Presenting marketing copy as scholarly work should perhaps include a few footnotes? Like a nod to those who wrote the thorny-crown, hero-myth narratives before you? At least acknowledging the photographers whose work is presumably now in the public domain that crafted the imagery that’s nearly as old as a quick release patent.
Maybe I'm just sentimental about that sorta thing, the sport’s rich history on the eve of the Tour, or the greatest battle it’s known.
Also wondering how best to wear a bottle opener on a necklace. Does it go with a mesh liner and replace the dangly gold chains the Pros wear? Even with current exchange rates and a marketing totem that speaks to my passions, $45.00 is a bit much.
Evoking the past and citing the Kings of Pain to sell kits make sense when no patron since Lance has stepped up to lead the peloton around France.

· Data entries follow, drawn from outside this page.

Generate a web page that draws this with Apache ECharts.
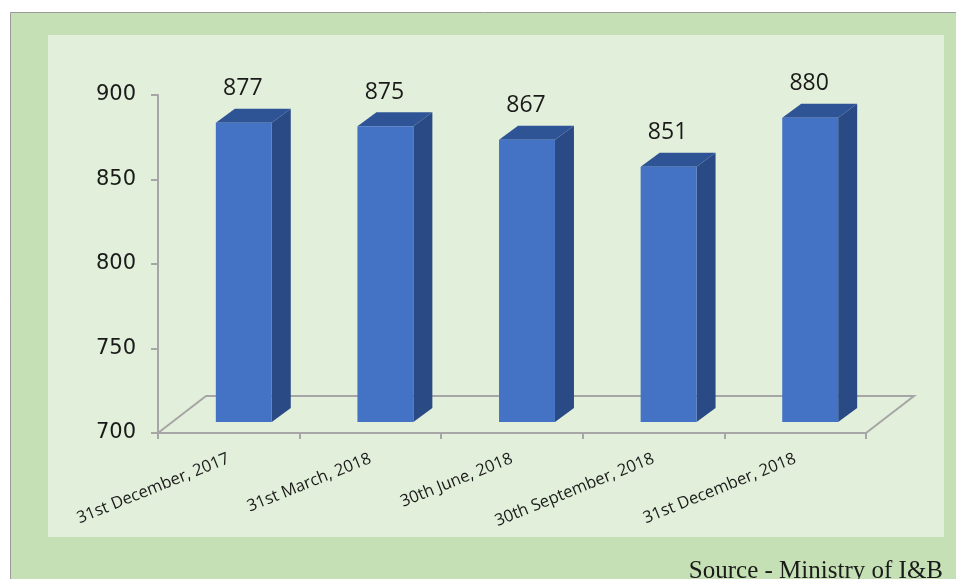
<!DOCTYPE html>
<html>
<head>
<meta charset="utf-8">
<script src="https://cdn.jsdelivr.net/npm/echarts@6.0.0/dist/echarts.min.js"></script>
<style>
  html, body { margin: 0; padding: 0; background: #ffffff; }
  #chart { width: 956px; height: 579px; }
</style>
</head>
<body>
<div id="chart"></div>
<script>
// Quarter-end dates and the counts measured on each
const categories = [
  '31st December, 2017',
  '31st March, 2018',
  '30th June, 2018',
  '30th September, 2018',
  '31st December, 2018'
];
const values = [877, 875, 867, 851, 880];

// Value axis range and step
const yMin = 700;
const yMax = 900;
const yStep = 50;

const sourceText = 'Source - Ministry of I&B';

const barData = values.map((v, i) => [i, v]);

const chart = echarts.init(document.getElementById('chart'), null, { renderer: 'canvas' });

// Depth of the floor plane and of each box (pseudo-3D projection)
const FLOOR_DX = 48, FLOOR_DY = -37;
const BAR_OX = 15, BAR_OY = -11;
const BAR_DX = 19, BAR_DY = -14;

const axisGray = '#a6a6a6';

function renderFloor(params, api) {
  const cs = params.coordSys;
  const xl = cs.x, xr = cs.x + cs.width, yf = cs.y + cs.height;
  return {
    type: 'polyline',
    shape: {
      points: [
        [xl, yf],
        [xl + FLOOR_DX, yf + FLOOR_DY],
        [xr + FLOOR_DX, yf + FLOOR_DY],
        [xr, yf]
      ]
    },
    style: { stroke: axisGray, lineWidth: 2, fill: null }
  };
}

function renderBox(params, api) {
  const i = api.value(0);
  const v = api.value(1);
  const band = api.size([1, 0])[0];
  const base = api.coord([i, yMin]);
  const top = api.coord([i, v]);
  const w = band * 0.395;
  const x0 = base[0] - w / 2 + BAR_OX;
  const x1 = x0 + w;
  const yb = base[1] + BAR_OY;
  const yt = top[1] + BAR_OY;
  return {
    type: 'group',
    children: [
      {
        type: 'polygon',
        shape: { points: [[x1, yt], [x1 + BAR_DX, yt + BAR_DY], [x1 + BAR_DX, yb + BAR_DY], [x1, yb]] },
        style: { fill: '#2a4a86' }
      },
      {
        type: 'polygon',
        shape: { points: [[x0, yt], [x1, yt], [x1 + BAR_DX, yt + BAR_DY], [x0 + BAR_DX, yt + BAR_DY]] },
        style: { fill: '#2f5496' }
      },
      {
        type: 'rect',
        shape: { x: x0, y: yt, width: w, height: yb - yt },
        style: { fill: '#4472c4' }
      },
      {
        type: 'text',
        style: {
          text: String(v),
          x: (x0 + x1) / 2 - 1,
          y: yt - 34,
          align: 'center',
          verticalAlign: 'middle',
          fontFamily: '"Open Sans", sans-serif',
          fontSize: 23,
          fill: '#1a1a1a'
        }
      }
    ]
  };
}

chart.setOption({
  animation: false,
  backgroundColor: '#ffffff',
  graphic: [
    {
      type: 'rect', z: -10,
      shape: { x: 10.5, y: 12.5, width: 960, height: 600 },
      style: { fill: '#c5e0b4', stroke: '#9a9a9a', lineWidth: 1 }
    },
    {
      type: 'rect', z: -9,
      shape: { x: 48, y: 35, width: 896, height: 502 },
      style: { fill: '#e2efda' }
    },
    {
      type: 'text', z: -8,
      style: {
        text: sourceText,
        x: 943, y: 559,
        align: 'right',
        verticalAlign: 'top',
        fontFamily: '"Liberation Serif", serif',
        fontSize: 25,
        fill: '#1a1a1a'
      }
    }
  ],
  grid: { left: 158, right: 90, top: 95, bottom: 146, containLabel: false },
  xAxis: {
    type: 'category',
    data: categories,
    boundaryGap: true,
    axisLine: { show: true, lineStyle: { color: axisGray, width: 2 } },
    axisTick: { show: true, length: 6, lineStyle: { color: axisGray, width: 2 } },
    axisLabel: {
      interval: 0,
      rotate: 22,
      margin: 25,
      fontFamily: '"Open Sans", sans-serif',
      fontSize: 16.5,
      color: '#1a1a1a'
    },
    splitLine: { show: false }
  },
  yAxis: {
    type: 'value',
    min: yMin,
    max: yMax,
    interval: yStep,
    axisLine: { show: true, lineStyle: { color: axisGray, width: 2 } },
    axisTick: { show: true, length: 7, lineStyle: { color: axisGray, width: 2 } },
    axisLabel: {
      margin: 22,
      fontFamily: '"DejaVu Sans", sans-serif',
      fontSize: 21,
      color: '#1a1a1a'
    },
    splitLine: { show: false }
  },
  series: [
    {
      type: 'custom',
      z: 1,
      clip: false,
      silent: true,
      data: [[0, yMin]],
      renderItem: renderFloor
    },
    {
      type: 'custom',
      z: 3,
      clip: false,
      data: barData,
      encode: { x: 0, y: 1 },
      renderItem: renderBox
    }
  ]
});
</script>
</body>
</html>
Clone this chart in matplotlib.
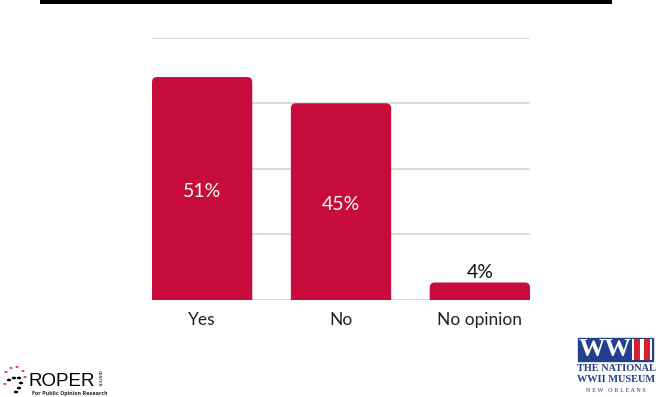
import numpy as np
import matplotlib
matplotlib.use("Agg")
import matplotlib.pyplot as plt
from matplotlib.patches import FancyBboxPatch, Rectangle, Circle

# datos
categorias = ["Yes", "No", "No opinion"]
valores = [51, 45, 4]
etiquetas = ["51%", "45%", "4%"]
color_barra = "#C70C3C"

W, H = 660, 397


def fx(px):
    return px / W


def fy(py):
    return 1 - py / H


fig = plt.figure(figsize=(6.6, 3.97), dpi=100)
fig.patch.set_facecolor("white")

# ejes: x 152..530 px, y 37.7..300 px
ax = fig.add_axes([fx(152), fy(300), fx(530) - fx(152), fy(37.7) - fy(300)])
ax.set_xlim(-0.361, 2.361)
ax.set_ylim(0, 60)
ax.set_yticks([0, 15, 30, 45, 60])
ax.yaxis.grid(True, color="#d9d9d9", linewidth=1.3)
ax.set_axisbelow(True)
ax.tick_params(axis="y", left=False, labelleft=False)
ax.tick_params(axis="x", bottom=False, pad=5)
for s in ax.spines.values():
    s.set_visible(False)

x = np.arange(len(categorias))
ancho = 0.722
ax.set_xticks(x)
ax.set_xticklabels(categorias, fontsize=12.5, family="Lato", color="#222222")

# relacion de aspecto para esquinas redondeadas
bbox = ax.get_position()
px_x = 2.722 / (bbox.width * W)
px_y = 60 / (bbox.height * H)
aspecto = px_y / px_x
radio = 5 * px_x

for xi, v, et in zip(x, valores, etiquetas):
    barra = FancyBboxPatch((xi - ancho / 2, -10), ancho, v + 10,
                           boxstyle="round,pad=0,rounding_size=%f" % radio,
                           mutation_aspect=aspecto,
                           facecolor=color_barra, edgecolor="none", zorder=3)
    ax.add_patch(barra)
    if v > 10:
        ax.text(xi, v / 2 - 0.6, et, ha="center", va="center", color="white",
                fontsize=14, family="Lato", zorder=4)
    else:
        ax.text(xi, v + 0.3, et, ha="center", va="bottom", color="#111111",
                fontsize=14, family="Lato", zorder=4)

# linea negra superior
fig.add_artist(Rectangle((fx(40), fy(3.5)), fx(612) - fx(40), 3.5 / H,
                         transform=fig.transFigure, facecolor="black",
                         edgecolor="none"))

# logo ROPER (aproximado)
negros = [(9, 380), (14, 378), (19, 378), (21, 383), (19, 388), (16, 392)]
rojos = [(6, 372), (11, 368), (17, 367), (23, 371), (25, 377), (5, 384)]
for (px, py) in negros:
    fig.add_artist(Circle((fx(px), fy(py)), 2.2 / W, transform=fig.transFigure,
                          facecolor="black", edgecolor="none"))
for (px, py) in rojos:
    fig.add_artist(Circle((fx(px), fy(py)), 1.6 / W, transform=fig.transFigure,
                          facecolor="#e0304a", edgecolor="none"))
fig.text(fx(29), fy(386.5), "ROPER", fontsize=13.5, family="Liberation Sans",
         color="black", ha="left", va="baseline")
fig.text(fx(99), fy(378), "CENTER", fontsize=3, family="DejaVu Sans",
         rotation=-90, ha="center", va="center", color="black")
fig.text(fx(32), fy(393), "For Public Opinion Research", fontsize=3.4,
         family="DejaVu Sans", fontweight="bold", ha="left", va="center",
         color="#333333")

# logo WWII museum (aproximado)
azul = "#23408e"
rojo = "#d8202f"
fig.add_artist(Rectangle((fx(578), fy(361)), fx(653) - fx(578), 23 / H,
                         transform=fig.transFigure, facecolor=azul,
                         edgecolor=azul, linewidth=1))
fig.add_artist(Rectangle((fx(632), fy(360)), 20 / W, 21 / H,
                         transform=fig.transFigure, facecolor="white",
                         edgecolor="none"))
for x0 in (634, 644):
    fig.add_artist(Rectangle((fx(x0), fy(360)), 6 / W, 21 / H,
                             transform=fig.transFigure, facecolor=rojo,
                             edgecolor="none"))
fig.text(fx(605), fy(350), "WW", fontsize=19, family="Liberation Serif",
         fontweight="bold", color="white", ha="center", va="center")
fig.text(fx(616), fy(368.5), "THE NATIONAL", fontsize=7.4,
         family="Liberation Serif", fontweight="bold", color=azul,
         ha="center", va="center")
fig.text(fx(616), fy(379.5), "WWII MUSEUM", fontsize=7.4,
         family="Liberation Serif", fontweight="bold", color=azul,
         ha="center", va="center")
fig.text(fx(616), fy(391), "N E W   O R L E A N S", fontsize=4.5,
         family="Liberation Serif", color=azul, ha="center", va="center")

fig.savefig("out.png", dpi=100)
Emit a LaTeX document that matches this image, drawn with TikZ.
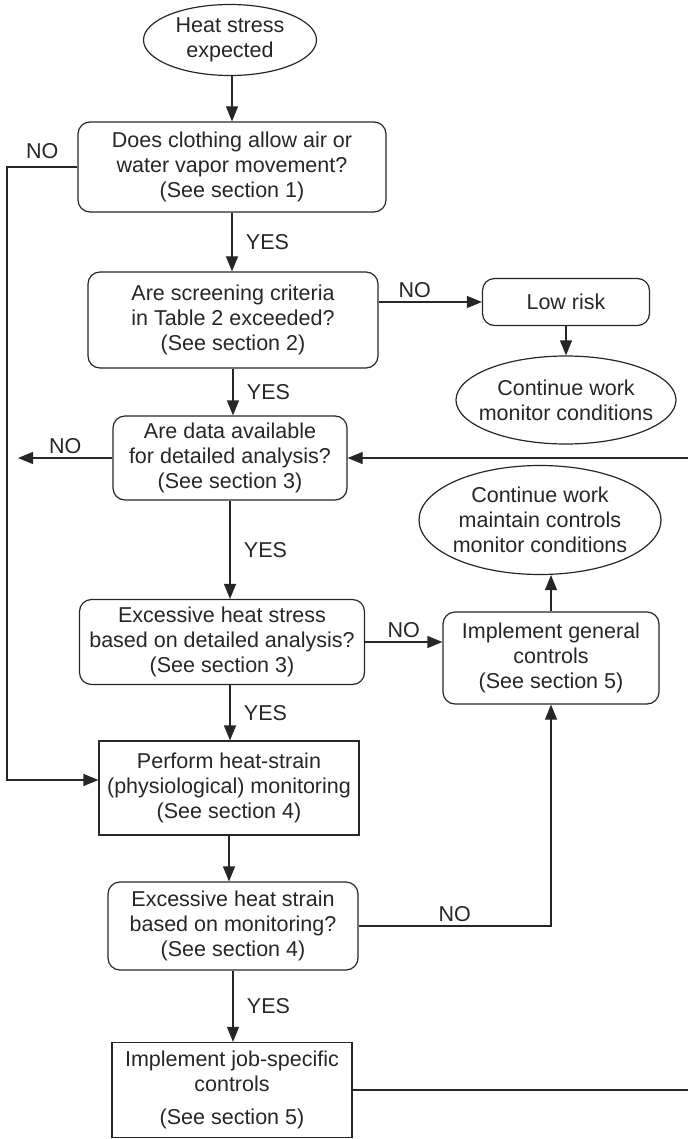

Tugging Rapha jerseys onto emaciated bodies before the start, Sky also pulls therapeutic “exemption” cliches from the Armstrong era into focus, giving us every reason to speculate doping is still systemic.
And reminding us how painful the sport really is.
For the fans.
The challenge is that the appeal of the days gone by was that doping wasn't ever-present, ever challenging, while every image we see of a champion cyclist today is accompanied by a footnote about doping, whether that rider is clean or not. That’s why the nostalgia runs so high.
Rapha is bound by this schizo code now that they sponsor Sky. They will invoke both past and present simultaneously and there’s a dissonance to that. Why are they so haphazard? On one hand evoking the past and another a Tour de France contender? It’s because they make art about the most beautiful sport.
They’re pixel perfect, but imperfectly human, like our heroes.